Editor’s note: this webpage is the text of a portion of “Quantum of Silence: Inaction and Jus ad Bellum,” by Dustin A. Lewis, Naz K. Modirzadeh, and Gabriella Blum, HLS PILAC, 2019. A link to the PDF version of this part is available here, and a link to the full paper and annex is available here.

IV. Conclusion

Ultimately, there is no quantum of silence that has clear doctrinal force. While numerous States’ actions and statements implicate jus ad bellum, most of that conduct and most of those positions do not elicit a response (at least a publicly discernible one) by other international actors. Yet due to the structure of the field, attempts to discern — let alone develop — jus ad bellum invite presumptions about, and perceptions of, purported silence.

In light of the diversity of usages and the range of arguments for which silence has been deployed, it seems that silence does not carry a particular default brief. That is, an implied or express invocation of silence in this area is not itself determinative — or even necessarily suggestive — of a particular substantive outcome. That said, in practice, where scholars in this field invoke silence as legally significant, those invocations are more often than not offered in favor of relatively wide claims to resort to force.

As a matter of international law, it is unclear under what precise conditions silence may be accorded any legal significance. With regard to jus ad bellum, we have argued that caution is warranted in attributing legal effects to purported silence, whether of States or of the Security Council. This is particularly the case because not all States are apparently made aware contemporaneously of “article 51 communications” reported to the Security Council such that the purported silence of non-reactive States in respect of the legal claims that are made or the actions that are described in those reports may be considered deliberate or even conscious.

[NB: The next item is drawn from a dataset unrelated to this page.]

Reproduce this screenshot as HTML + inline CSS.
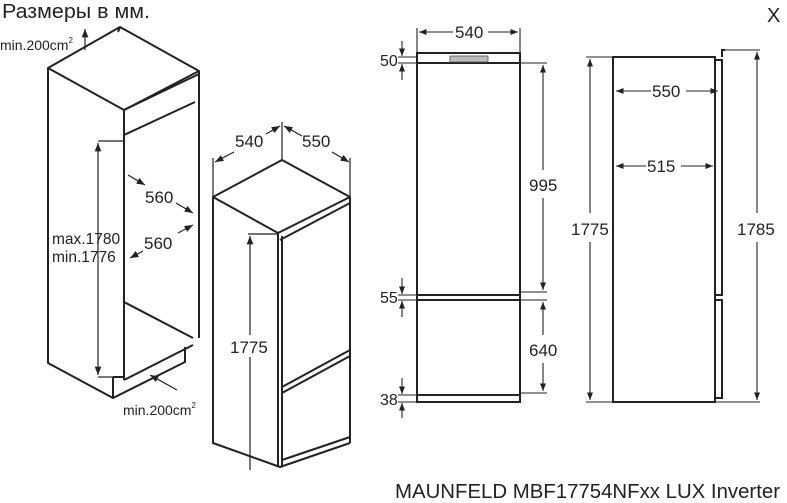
<!DOCTYPE html>
<html><head><meta charset="utf-8"><style>
html,body{margin:0;padding:0;background:#fff;}
svg{display:block;font-family:"Liberation Sans",sans-serif;}
text{fill:#222;}
</style></head><body>
<svg width="787" height="503" viewBox="0 0 787 503" xmlns="http://www.w3.org/2000/svg">
<defs>
<marker id="a" viewBox="0 0 10 10" refX="10" refY="5" markerWidth="7" markerHeight="7" orient="auto-start-reverse"><path d="M0,1 L10,5 L0,9 z" fill="#222"/></marker>
</defs>
<text x="2" y="18" font-size="20" textLength="148" lengthAdjust="spacingAndGlyphs">Размеры в мм.</text>
<text x="767" y="22" font-size="20">X</text>

<!-- Left cabinet -->
<g stroke="#222" stroke-width="2" fill="none" stroke-linejoin="round">
<path d="M48,68 L120,27 L199,71 L124,110 Z"/>
<path d="M120,27 L118,32"/>
<path d="M124,110 L199,74"/>
<path d="M48,68 L48,363 L113,398"/>
<path d="M124,110 L124,380"/>
<path d="M199,71 L199,338"/>
<path d="M124,135 L195,102"/>
<path d="M124,302 L193,338"/>
<path d="M124,380 L193,345"/>
<path d="M113,377 L113,398 L185,362 L185,347"/>
<path d="M113,377 L124,377"/>
</g>
<g stroke="#222" stroke-width="1.2" fill="none">
<line x1="98" y1="141" x2="124" y2="141"/>
<line x1="98" y1="377" x2="113" y2="377"/>
<line x1="98" y1="143" x2="98" y2="375" marker-start="url(#a)" marker-end="url(#a)"/>
<line x1="145" y1="185" x2="128" y2="175" marker-start="url(#a)"/>
<line x1="176" y1="203" x2="193" y2="213" marker-end="url(#a)"/>
<line x1="193" y1="225" x2="178" y2="233" marker-start="url(#a)"/>
<line x1="143" y1="251" x2="130" y2="258" marker-end="url(#a)"/>
<line x1="177" y1="390" x2="150" y2="375" marker-end="url(#a)"/>
<line x1="85" y1="50" x2="85" y2="29" marker-end="url(#a)"/>
</g>
<text x="145" y="203" font-size="17">560</text>
<text x="144" y="249" font-size="17">560</text>
<text x="52" y="244" font-size="15.5">max.1780</text>
<text x="52" y="262" font-size="15.5">min.1776</text>
<text x="0" y="50" font-size="14">min.200cm<tspan font-size="8" dy="-7">2</tspan></text>
<text x="123" y="415" font-size="14">min.200cm<tspan font-size="8" dy="-7">2</tspan></text>

<!-- Middle fridge -->
<g stroke="#222" stroke-width="2" fill="none" stroke-linejoin="round">
<path d="M213,197 L282,160 L350,197 L278,233 Z"/>
<path d="M280,240 L350,203"/>
<path d="M213,197 L213,443 L280,467 L350,443"/>
<path d="M278,233 L278,467"/>
<path d="M282,236 L282,467"/>
<path d="M350,197 L350,443"/>
<path d="M282,387 L350,350"/>
<path d="M282,393 L350,356"/>
<path d="M282,460 L350,437"/>
</g>
<g stroke="#222" stroke-width="1.2" fill="none">
<line x1="213" y1="196" x2="213" y2="158"/>
<line x1="282" y1="160" x2="282" y2="122"/>
<line x1="350" y1="196" x2="350" y2="158"/>
<line x1="215" y1="162" x2="234" y2="152" marker-start="url(#a)"/>
<line x1="266" y1="134" x2="280" y2="126" marker-end="url(#a)"/>
<line x1="284" y1="126" x2="302" y2="136" marker-start="url(#a)"/>
<line x1="332" y1="152" x2="349" y2="162" marker-end="url(#a)"/>
<line x1="250" y1="236" x2="250" y2="335" marker-start="url(#a)"/>
<line x1="250" y1="357" x2="250" y2="470"/>
<line x1="248" y1="234" x2="278" y2="234"/>
</g>
<text x="235" y="147" font-size="17">540</text>
<text x="302" y="147" font-size="17">550</text>
<text x="230" y="353" font-size="17">1775</text>

<!-- Front view -->
<g stroke="#222" stroke-width="2" fill="none">
<rect x="417" y="53" width="103" height="349"/>
<line x1="417" y1="63" x2="520" y2="63"/>
<line x1="417" y1="295" x2="520" y2="295"/>
<line x1="417" y1="300" x2="520" y2="300"/>
<line x1="417" y1="395" x2="520" y2="395"/>
</g>
<rect x="450" y="56" width="38" height="6" fill="#bbb" stroke="#555" stroke-width="0.8"/>
<g stroke="#222" stroke-width="1.1" fill="none">
<line x1="417" y1="28" x2="417" y2="52"/>
<line x1="520" y1="28" x2="520" y2="52"/>
<line x1="419" y1="32" x2="453" y2="32" marker-start="url(#a)"/>
<line x1="488" y1="32" x2="518" y2="32" marker-end="url(#a)"/>
<line x1="398" y1="57" x2="417" y2="57"/>
<line x1="398" y1="63" x2="417" y2="63"/>
<line x1="402" y1="41" x2="402" y2="56" marker-end="url(#a)"/>
<line x1="402" y1="80" x2="402" y2="64" marker-end="url(#a)"/>
<line x1="520" y1="63" x2="547" y2="63"/>
<line x1="520" y1="292" x2="547" y2="292"/>
<line x1="543" y1="65" x2="543" y2="170" marker-start="url(#a)"/>
<line x1="543" y1="198" x2="543" y2="290" marker-end="url(#a)"/>
<line x1="398" y1="295" x2="417" y2="295"/>
<line x1="398" y1="300" x2="417" y2="300"/>
<line x1="402" y1="278" x2="402" y2="294" marker-end="url(#a)"/>
<line x1="402" y1="317" x2="402" y2="301" marker-end="url(#a)"/>
<line x1="520" y1="300" x2="547" y2="300"/>
<line x1="520" y1="393" x2="547" y2="393"/>
<line x1="543" y1="302" x2="543" y2="335" marker-start="url(#a)"/>
<line x1="543" y1="363" x2="543" y2="391" marker-end="url(#a)"/>
<line x1="398" y1="395" x2="417" y2="395"/>
<line x1="398" y1="402" x2="417" y2="402"/>
<line x1="402" y1="378" x2="402" y2="394" marker-end="url(#a)"/>
<line x1="402" y1="418" x2="402" y2="403" marker-end="url(#a)"/>
</g>
<text x="455" y="38" font-size="17">540</text>
<text x="380" y="66" font-size="16">50</text>
<text x="529" y="191" font-size="17">995</text>
<text x="380" y="303" font-size="16">55</text>
<text x="529" y="356" font-size="17">640</text>
<text x="380" y="405" font-size="16">38</text>

<!-- Side view -->
<g stroke="#222" stroke-width="2" fill="none">
<rect x="613" y="57" width="102" height="345"/>
<path d="M715,60 L722,60 L722,295 L715,295"/>
<path d="M715,300 L722,300 L722,398 L715,398"/>
<path d="M722,57 L722,50 L725,50"/>
</g>
<g stroke="#222" stroke-width="1.1" fill="none">
<line x1="586" y1="57" x2="613" y2="57"/>
<line x1="586" y1="402" x2="613" y2="402"/>
<line x1="590" y1="59" x2="590" y2="213" marker-start="url(#a)"/>
<line x1="590" y1="242" x2="590" y2="400" marker-end="url(#a)"/>
<line x1="724" y1="50" x2="760" y2="50"/>
<line x1="715" y1="402" x2="760" y2="402"/>
<line x1="757" y1="52" x2="757" y2="213" marker-start="url(#a)"/>
<line x1="757" y1="242" x2="757" y2="400" marker-end="url(#a)"/>
<line x1="616" y1="91" x2="651" y2="91" marker-start="url(#a)"/>
<line x1="686" y1="91" x2="718" y2="91" marker-end="url(#a)"/>
<line x1="616" y1="166" x2="646" y2="166" marker-start="url(#a)"/>
<line x1="681" y1="166" x2="713" y2="166" marker-end="url(#a)"/>
</g>
<text x="571" y="235" font-size="17">1775</text>
<text x="737" y="235" font-size="17">1785</text>
<text x="652" y="97" font-size="17">550</text>
<text x="647" y="172" font-size="17">515</text>

<text x="395" y="498" font-size="20" textLength="385" lengthAdjust="spacingAndGlyphs">MAUNFELD MBF17754NFxx LUX Inverter</text>
</svg>
</body></html>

And yet, notwithstanding the jurisprudential difficulties, as a matter of practice silence by both States and the Security Council is being invoked — apparently increasingly — by several scholars in support of legal arguments in this field. Though such invocations are not universal, and though certain other scholars caution against it, the practice is nonetheless evident.

Of course, legal scholarship is not determinative of international law, and its effects on guiding State conduct or the workings of international organizations are by definition limited. Still, international-law scholarship — often referenced by courts, regularly relied upon in legal memoranda by government lawyers and those working in international organizations, and featured in reports by think tanks and advocacy groups — may ultimately affect the development and application of both treaties and custom. Indeed, recall that the ICJ Statute expressly treats the writings of certain legal publicists as subsidiary means for the determination of rules of law.[339]

Currently, there are major debates in scholarship and among practitioners as to whether fundamental aspects of the jus ad bellum field are developing. As demonstrated in this paper, silence appears to play a role in how these debates are constructed, which voices are heard, and which perspectives are seen as influencing the trajectories. Legal scholarship has played a key role in framing, reflecting, and amplifying this debate.

The questions of what silence means as a matter of international law and under what conditions it may and should be relied upon merit closer attention and discussion. Silence — whether expressly acknowledged or not, and whether intended or not — seems to be playing a role in the identification, formation, modification, and termination of treaty law and customary international law. This reliance on silence has the capacity to shape and develop international law and influence individual States, even where other States do not intend for their lack of a response to play such a role. If that is the case, States that are concerned about existing jus ad bellum, or about how that law may be developing, may therefore wish to consider the contexts in which they speak out and those in which they remain silent.

States, of course, cannot choose whether or not to speak out if they are unaware of particular positions that might merit a response. At the very least, therefore, States should, in our view, be made more easily, directly, and systematically aware of communications to the Security Council regarding the use of force as well as the Council’s and other States’ responses (or lack of responses) to those communications.


[339]. See ICJ Statute art. 38(1)(d).